川はほぼ逆流せず。「上流」への意識は重要

「コモディティ価格」には、三つの意味があります。(1)社会的事象に影響を与える「原因」(原油などのエネルギー価格が上昇し、各国の景気を冷やすなど)、(2)社会的事象から影響を受けた「結果」(経済が活発化して需要が増加し、エネルギーや金属、食料などの価格が上昇するなど)、そして(3)投資対象としての「機会」(関連する投資対象へのアクセス)です。

 以下は、コモディティ価格が「原因」であるときのイメージです。コモディティ価格が「川上」にあり、「川中」に関係性を変化させる要素、そして「川下」に社会的事象があります。

 コモディティ価格の変動が、各国の景気動向を動かしたり、各国の中央銀行の政策に影響を与えたり、生産国と消費国の政治的な関係に変化をもたらしたりします。

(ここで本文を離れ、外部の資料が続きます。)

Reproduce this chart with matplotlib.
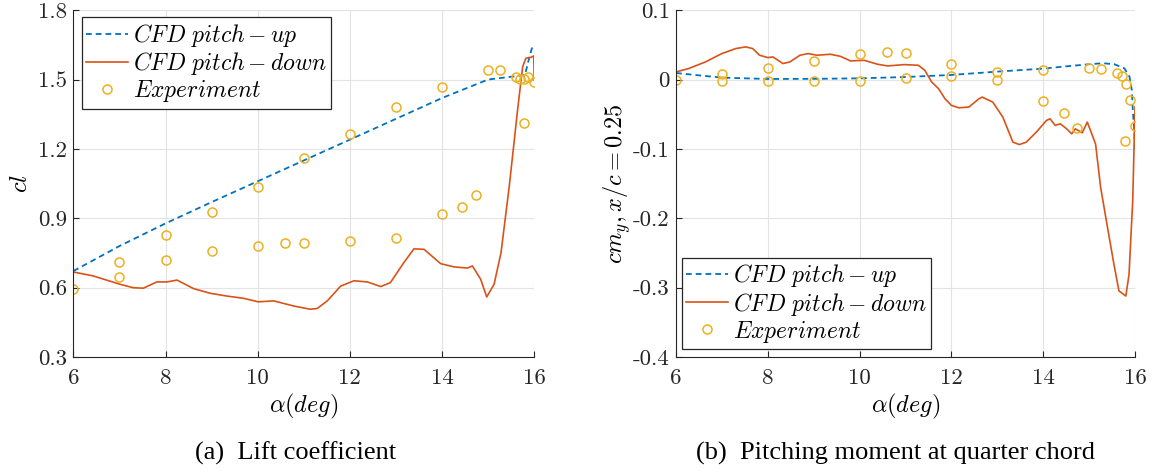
import numpy as np
import matplotlib

matplotlib.use('Agg')
import matplotlib.pyplot as plt

plt.rcParams['mathtext.fontset'] = 'cm'
plt.rcParams['axes.unicode_minus'] = False

BLUE = '#0072BD'
RED = '#D95319'
YELLOW = '#EDB120'

# ── (a) lift coefficient ──
cl_up_a = [6.0, 7.0, 8.0, 9.0, 10.0, 11.0, 12.0, 13.0, 14.0, 14.5, 15.0, 15.5, 15.8, 15.9, 15.96, 16.0]
cl_up = [0.672, 0.78, 0.878, 0.97, 1.06, 1.15, 1.24, 1.33, 1.42, 1.46, 1.50, 1.512, 1.52, 1.6, 1.642, 1.645]

cl_dn_a = [16.0, 15.99, 15.93, 15.82, 15.75, 15.64, 15.46, 15.28, 15.13, 14.97, 14.84, 14.66,
           14.55, 14.26, 13.97, 13.61, 13.39, 13.17, 12.88, 12.67, 12.38, 12.09, 11.80, 11.51,
           11.29, 11.14, 10.78, 10.35, 10.01, 9.70, 9.33, 8.97, 8.61, 8.25, 8.03, 7.81, 7.52,
           7.30, 7.01, 6.43, 6.0]
cl_dn = [1.498, 1.602, 1.596, 1.592, 1.556, 1.369, 1.04, 0.751, 0.615, 0.560, 0.636, 0.694,
         0.685, 0.69, 0.704, 0.766, 0.768, 0.708, 0.622, 0.605, 0.625, 0.630, 0.607, 0.543,
         0.51, 0.507, 0.521, 0.543, 0.539, 0.554, 0.564, 0.576, 0.596, 0.633, 0.625, 0.625,
         0.598, 0.600, 0.615, 0.651, 0.668]

cl_exp_a = [6.0, 7.0, 7.0, 8.0, 8.0, 9.0, 9.0, 10.0, 10.0, 10.6, 11.0, 11.0, 12.0, 12.0,
            13.0, 13.0, 14.0, 14.0, 14.43, 14.74, 15.0, 15.26, 15.6, 15.7, 15.78, 15.87,
            16.0, 15.78]
cl_exp = [0.593, 0.712, 0.645, 0.830, 0.718, 0.929, 0.757, 1.034, 0.781, 0.793, 0.794,
          1.159, 1.264, 0.800, 1.380, 0.816, 1.467, 0.918, 0.949, 1.000, 1.540, 1.540,
          1.513, 1.502, 1.504, 1.513, 1.490, 1.310]

# ── (b) pitching moment at quarter chord ──
cm_up_a = [6.0, 6.5, 7.0, 8.0, 9.0, 10.0, 11.0, 12.0, 13.0, 14.0, 14.5, 15.0, 15.3, 15.55,
           15.77, 15.88, 15.93, 15.95, 15.98, 16.0]
cm_up = [0.0094, 0.006, 0.0027, 0.0008, 0.001, 0.0017, 0.0036, 0.0066, 0.0114, 0.0157,
         0.019, 0.022, 0.0235, 0.022, 0.016, 0.004, -0.0155, -0.042, -0.07, -0.10]

cm_dn_a = [16.0, 15.95, 15.87, 15.8, 15.65, 15.54, 15.4, 15.25, 15.14, 14.96, 14.85, 14.7,
           14.62, 14.51, 14.37, 14.26, 14.15, 14.07, 13.85, 13.63, 13.48, 13.34, 13.12,
           12.9, 12.67, 12.6, 12.38, 12.16, 12.0, 11.86, 11.72, 11.57, 11.42, 11.28, 10.98,
           10.61, 10.39, 10.1, 9.8, 9.58, 9.36, 9.07, 8.88, 8.7, 8.48, 8.33, 8.11, 8.0,
           7.82, 7.67, 7.52, 7.3, 7.0, 6.64, 6.27, 6.0]
cm_dn = [-0.0397, -0.1746, -0.2805, -0.312, -0.3046, -0.266, -0.213, -0.155, -0.0927,
         -0.0614, -0.0768, -0.071, -0.0782, -0.071, -0.0638, -0.0662, -0.0566, -0.059,
         -0.0758, -0.0903, -0.0937, -0.0903, -0.0541, -0.0325, -0.0253, -0.0277, -0.0397,
         -0.0407, -0.0373, -0.0277, -0.0132, -0.0036, 0.0133, 0.0205, 0.0215, 0.0196,
         0.022, 0.0277, 0.0268, 0.0335, 0.0364, 0.035, 0.0374, 0.035, 0.0253, 0.023,
         0.0326, 0.0316, 0.035, 0.0446, 0.047, 0.0446, 0.0374, 0.0253, 0.0157, 0.0109]

cm_exp_a = [6.0, 7.0, 7.0, 8.0, 8.0, 9.0, 9.0, 10.0, 10.0, 10.6, 11.0, 11.0, 12.0, 12.0,
            13.0, 13.0, 14.0, 14.0, 14.45, 14.74, 15.0, 15.26, 15.61, 15.72, 15.81, 15.88,
            16.0, 15.78]
cm_exp = [0.0, 0.0075, -0.0026, 0.016, -0.002, 0.026, -0.0026, 0.0364, -0.0016, 0.0398,
          0.0379, 0.0022, 0.022, 0.0046, 0.0104, -0.0012, 0.0138, -0.0315, -0.048, -0.0696,
          0.0162, 0.0152, 0.0096, 0.0048, -0.0058, -0.030, -0.067, -0.088]

X_TICKS = [6, 8, 10, 12, 14, 16]
CL_TICKS = [0.3, 0.6, 0.9, 1.2, 1.5, 1.8]
CL_LABELS = ['0.3', '0.6', '0.9', '1.2', '1.5', '1.8']
CM_TICKS = [-0.4, -0.3, -0.2, -0.1, 0.0, 0.1]
CM_LABELS = ['-0.4', '-0.3', '-0.2', '-0.1', '0', '0.1']

LEG = [r'$CFD\ pitch-up$', r'$CFD\ pitch-down$', r'$Experiment$']
AX_COL = '#262626'
FS = 16.5


def style(ax, yt, yl):
    ax.set_xlim(6, 16)
    ax.set_xticks(X_TICKS)
    ax.set_xticklabels([str(t) for t in X_TICKS], fontfamily='cmr10', fontsize=FS)
    ax.set_yticks(yt)
    ax.set_yticklabels(yl, fontfamily='cmr10', fontsize=FS)
    ax.set_ylim(yt[0], yt[-1])
    for s in ('top', 'right'):
        ax.spines[s].set_visible(False)
    for s in ('left', 'bottom'):
        ax.spines[s].set_color(AX_COL)
        ax.spines[s].set_linewidth(0.8)
    ax.tick_params(direction='in', length=4, width=0.8, color=AX_COL, labelcolor=AX_COL)
    ax.tick_params(axis='x', pad=8)
    ax.tick_params(axis='y', pad=4.5)
    ax.grid(True, color='#e3e3e3', lw=0.8)
    ax.set_axisbelow(True)
    ax.set_xlabel(r'$\alpha(deg)$', fontsize=17.5, labelpad=3)


def draw(ax, ua, u, da, d, ea, e):
    ax.plot(ua, u, '--', color=BLUE, lw=1.3, dashes=(3.2, 2.2), label=LEG[0])
    ax.plot(da, d, '-', color=RED, lw=1.2, label=LEG[1])
    ax.plot(ea, e, 'o', ms=6.5, mfc='none', mec=YELLOW, mew=1.1, ls='none', label=LEG[2])


fig = plt.figure(figsize=(11.55, 4.73), dpi=100)
ax1 = fig.add_axes([0.0635, 0.245, 0.399, 0.7336])
ax2 = fig.add_axes([0.5853, 0.245, 0.3974, 0.7336])

draw(ax1, cl_up_a, cl_up, cl_dn_a, cl_dn, cl_exp_a, cl_exp)
style(ax1, CL_TICKS, CL_LABELS)
ax1.set_ylabel(r'$cl$', fontsize=17.5, labelpad=4)

draw(ax2, cm_up_a, cm_up, cm_dn_a, cm_dn, cm_exp_a, cm_exp)
style(ax2, CM_TICKS, CM_LABELS)
ax2.set_ylabel(r'$cm_y, x/c = 0.25$', fontsize=17.5, labelpad=0)

for ax, loc, anchor in ((ax1, 'upper left', (0.018, 0.98)), (ax2, 'lower left', (0.012, 0.022))):
    leg = ax.legend(loc=loc, bbox_to_anchor=anchor, fontsize=17, numpoints=1,
                    fancybox=False, framealpha=1, edgecolor=AX_COL, handlelength=1.75,
                    handletextpad=0.22, borderpad=0.2, labelspacing=0.05, borderaxespad=0.0)
    leg.get_frame().set_linewidth(0.9)

fig.text(0.2555, 1 - 453 / 473, '(a)  Lift coefficient', ha='center', va='center',
         fontsize=19, fontfamily='Liberation Serif')
fig.text(0.7755, 1 - 453 / 473, '(b)  Pitching moment at quarter chord', ha='center',
         va='center', fontsize=19, fontfamily='Liberation Serif')

fig.savefig('out.png', dpi=100)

 まさに今、わたしたちが直面しているリスクの一つ「インフレ」がこれに当てはまります。景気悪化が叫ばれる中でインフレが目立っているのは、コモディティ価格が上昇・高止まりしているためです(コストプッシュ型のインフレ。対義語はデマンドプル)。

図:コモディティ価格が「原因」であるときのイメージ

出所:筆者作成

「わたしたちを悩ませているインフレの元凶は、コモディティ価格が高いことだ」「コモディティ価格が下がれば、インフレは終わる」。「インフレ」めぐる思考は、非常にシンプルです。